Rapid solidification morphologies in Ni3Ge: Spherulites, dendrites and dense-branched fractal structures

Abstract

Single-phase β-Ni3Ge has been rapidly solidified via drop-tube processing. At low cooling rates (850–300 μm diameter particles, 700–2800 K s−1) the dominant solidification morphology, revealed after etching, is that of isolated spherulites in an otherwise featureless matrix. At higher cooling rates (300–75 μm diameter particles, 2800–25,000 K s−1) the dominant solidification morphology is that of dendrites, again imbedded within a featureless matrix. As the cooling rate increases towards the higher end of this range the dendrites display non-orthogonal side-branching and tip splitting. At the highest cooling rates studied (<75 μm diameter particles, >25,000 K s−1), dense-branched fractal structures are observed. Selected area diffraction analysis in the TEM reveals the spherulites and dendrites are a disordered variant of β-Ni3Ge, whilst the featureless matrix is the ordered variant of the same compound.
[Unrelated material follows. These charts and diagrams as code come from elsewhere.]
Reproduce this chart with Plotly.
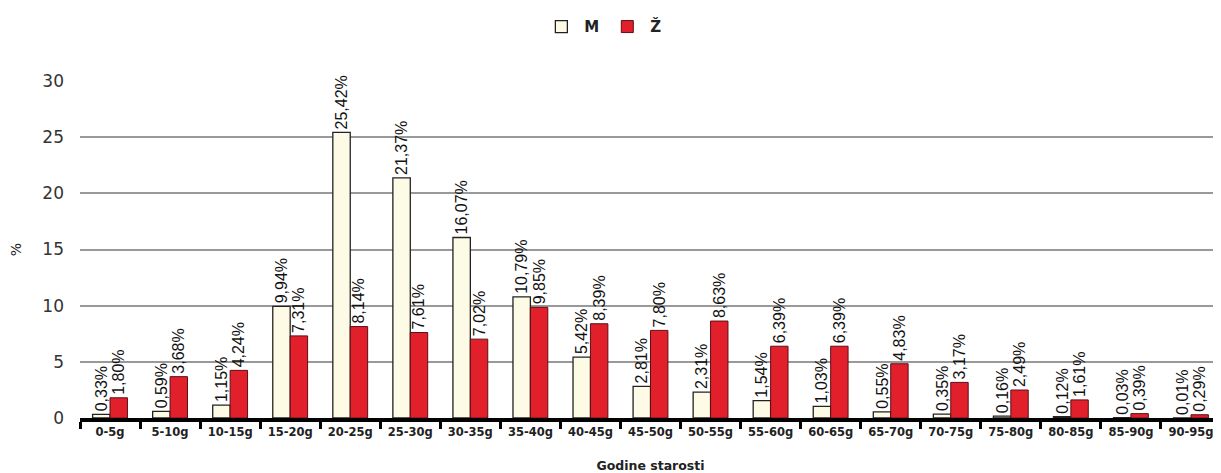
import plotly.graph_objects as go

categories = ["0-5g", "5-10g", "10-15g", "15-20g", "20-25g", "25-30g", "30-35g",
              "35-40g", "40-45g", "45-50g", "50-55g", "55-60g", "60-65g", "65-70g",
              "70-75g", "75-80g", "80-85g", "85-90g", "90-95g"]
male = [0.33, 0.59, 1.15, 9.94, 25.42, 21.37, 16.07, 10.79, 5.42, 2.81, 2.31, 1.54,
        1.03, 0.55, 0.35, 0.16, 0.12, 0.03, 0.01]
female = [1.80, 3.68, 4.24, 7.31, 8.14, 7.61, 7.02, 9.85, 8.39, 7.80, 8.63, 6.39,
          6.39, 4.83, 3.17, 2.49, 1.61, 0.39, 0.29]
y_ticks = [0, 5, 10, 15, 20, 25, 30]


def fmt(v):
    return f"{v:.2f}%".replace(".", ",")


label_font = dict(family="Liberation Sans, Arial", size=16, color="#111")

fig = go.Figure()
fig.add_trace(go.Bar(
    name="M", x=categories, y=male, text=[fmt(v) for v in male],
    textposition="outside", textangle=-90, constraintext="none", cliponaxis=False,
    textfont=label_font,
    marker=dict(color="#fdfbe6", line=dict(color="#222", width=1.3)),
))
fig.add_trace(go.Bar(
    name="Ž", x=categories, y=female, text=[fmt(v) for v in female],
    textposition="outside", textangle=-90, constraintext="none", cliponaxis=False,
    textfont=label_font,
    marker=dict(color="#e2202c", line=dict(color="#5a1015", width=1)),
))

# the page body has an 8px margin, so the figure is sized to fit the window
fig.update_layout(
    width=1213, height=465,
    margin=dict(l=72, r=0, t=73, b=55, autoexpand=False),
    paper_bgcolor="white", plot_bgcolor="white",
    barmode="group", bargap=0.42, bargroupgap=0,
    showlegend=True,
    legend=dict(orientation="h", x=0.49, xref="container", xanchor="center",
                y=0.995, yref="container", yanchor="top",
                font=dict(family="DejaVu Sans", size=15, color="#222", weight="bold"),
                itemwidth=36, traceorder="normal", bgcolor="rgba(0,0,0,0)"),
    font=dict(family="DejaVu Sans", color="#222"),
)
fig.update_xaxes(
    showline=True, linecolor="black", linewidth=4, automargin=False,
    ticks="outside", tickson="boundaries", ticklen=7, tickwidth=3, tickcolor="black",
    tickfont=dict(family="DejaVu Sans", size=11.5, color="#222", weight="bold"),
    title=dict(text="Godine starosti", standoff=24,
               font=dict(family="DejaVu Sans", size=12.5, color="#222", weight="bold")),
    showgrid=False,
)
fig.update_yaxes(
    range=[0, 30], tickvals=y_ticks, showgrid=True, gridcolor="#999999", gridwidth=1.5,
    zeroline=False, showline=False, ticks="", ticklabelstandoff=15, automargin=False,
    tickfont=dict(family="DejaVu Sans", size=17, color="#333"),
    title=dict(text="%", standoff=26, font=dict(family="DejaVu Sans", size=14, color="#222")),
)

fig.write_html("out.html")
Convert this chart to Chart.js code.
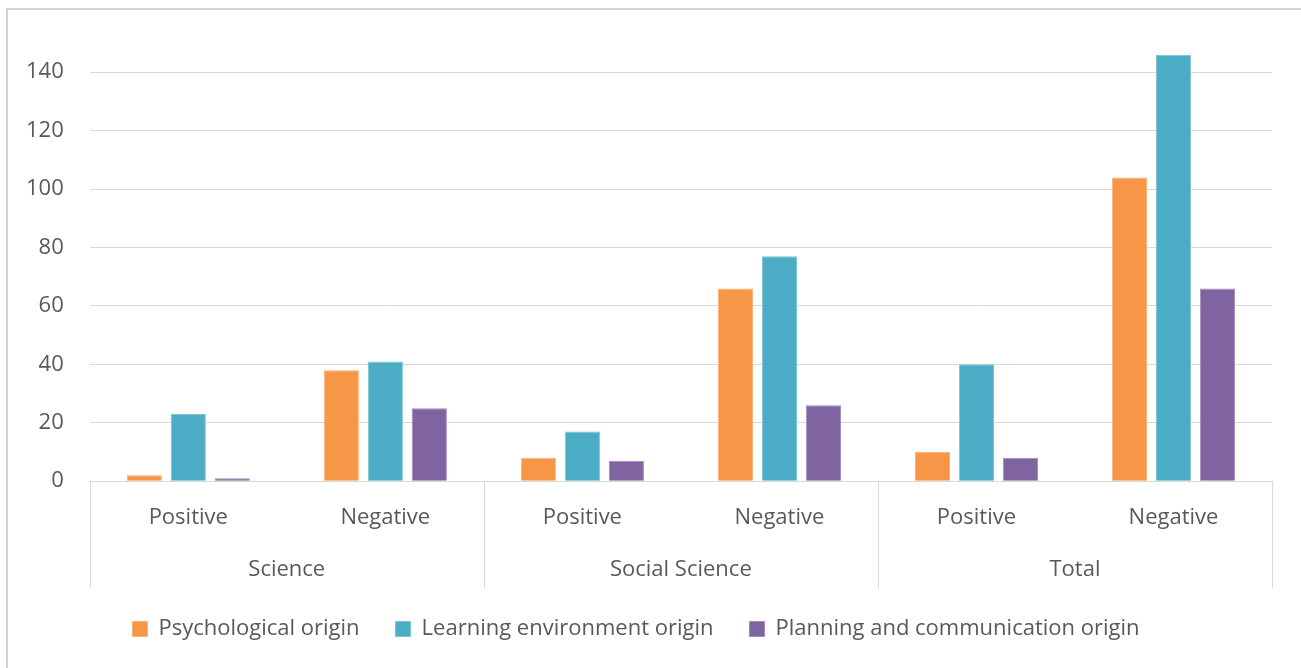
<!DOCTYPE html>
<html>
<head>
<meta charset="utf-8">
<script src="https://cdn.jsdelivr.net/npm/chart.js@4.4.1/dist/chart.umd.min.js"></script>
<style>
  html, body { margin: 0; padding: 0; background: #fff; }
  body { width: 1301px; height: 668px; position: relative; overflow: hidden; }
  .frame {
    position: absolute; left: 6px; top: 8px; right: 0; bottom: 0;
    border-left: 2px solid #d4d4d4; border-top: 2px solid #d4d4d4;
  }
  #chart { position: absolute; left: 0; top: 0; }
</style>
</head>
<body>
<div class="frame"></div>
<canvas id="chart" width="1301" height="668"></canvas>
<script>
// Two-level category axis: sentiment inside each subject group
const groups = ['Science', 'Social Science', 'Total'];
const sentiments = ['Positive', 'Negative', 'Positive', 'Negative', 'Positive', 'Negative'];

const psychological = [2, 38, 8, 66, 10, 104];
const learningEnv = [23, 41, 17, 77, 40, 146];
const planningComm = [1, 25, 7, 26, 8, 66];

const yTicks = [0, 20, 40, 60, 80, 100, 120, 140];

const textColor = '#595959';
const lineColor = '#d9d9d9';
const fontFamily = "'Open Sans', 'Noto Sans', sans-serif";

// Vertical separators of the grouped axis, from the zero line down past the group labels
const groupSeparators = {
  id: 'groupSeparators',
  afterDraw(chart) {
    const x = chart.scales.x;
    const x2 = chart.scales.x2;
    const ctx = chart.ctx;
    const per = sentiments.length / groups.length;
    ctx.save();
    ctx.strokeStyle = lineColor;
    ctx.lineWidth = 1;
    for (let g = 0; g <= groups.length; g++) {
      const px = Math.round(x.getPixelForValue(g * per - 0.5)) + 0.5;
      ctx.beginPath();
      ctx.moveTo(px, chart.chartArea.bottom);
      ctx.lineTo(px, x2.bottom + 6);
      ctx.stroke();
    }
    ctx.restore();
  }
};

const ctx = document.getElementById('chart').getContext('2d');

new Chart(ctx, {
  type: 'bar',
  data: {
    labels: sentiments,
    datasets: [
      {
        label: 'Psychological origin',
        data: psychological,
        backgroundColor: '#F79646',
        borderColor: '#FAB07A',
        borderWidth: 1
      },
      {
        label: 'Learning environment origin',
        data: learningEnv,
        backgroundColor: '#4BACC6',
        borderColor: '#7CC3D6',
        borderWidth: 1
      },
      {
        label: 'Planning and communication origin',
        data: planningComm,
        backgroundColor: '#8064A2',
        borderColor: '#A28CBD',
        borderWidth: 1
      }
    ]
  },
  options: {
    responsive: false,
    animation: false,
    categoryPercentage: 0.67,
    barPercentage: 0.8,
    layout: {
      padding: { left: 0, right: 29, top: 43, bottom: 18 }
    },
    plugins: {
      tooltip: { enabled: false },
      legend: {
        position: 'bottom',
        labels: {
          boxWidth: 15,
          boxHeight: 15,
          padding: 36,
          color: textColor,
          font: { family: fontFamily, size: 22 }
        }
      }
    },
    scales: {
      x: {
        type: 'category',
        position: 'bottom',
        grid: { drawOnChartArea: false, drawTicks: false },
        border: { display: true, color: lineColor, width: 1 },
        ticks: {
          padding: 23,
          color: textColor,
          maxRotation: 0,
          autoSkip: false,
          font: { family: fontFamily, size: 22 }
        }
      },
      x2: {
        type: 'category',
        position: 'bottom',
        labels: groups,
        offset: true,
        grid: { drawOnChartArea: false, drawTicks: false },
        border: { display: false },
        ticks: {
          padding: 3,
          color: textColor,
          maxRotation: 0,
          autoSkip: false,
          font: { family: fontFamily, size: 22 }
        },
        afterFit(scale) {
          scale.height -= 4;
        }
      },
      y: {
        min: 0,
        max: 150,
        grid: { color: lineColor, drawTicks: false },
        border: { display: false },
        afterBuildTicks(scale) {
          scale.ticks = yTicks.map(v => ({ value: v }));
        },
        ticks: {
          padding: 26,
          color: textColor,
          font: { family: fontFamily, size: 22 }
        }
      }
    }
  },
  plugins: [groupSeparators]
});
</script>
</body>
</html>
We postulate that the spherulites and dendrites are the rapid solidification morphology and that the ordered, featureless matrix grew more slowly post-recalescence. Spherulites are most likely the result of kinetically limited growth, switching to thermal dendrites as the growth velocity increases. It is extremely uncommon to observe such a wide range of morphologies as a function of cooling rate in a single material.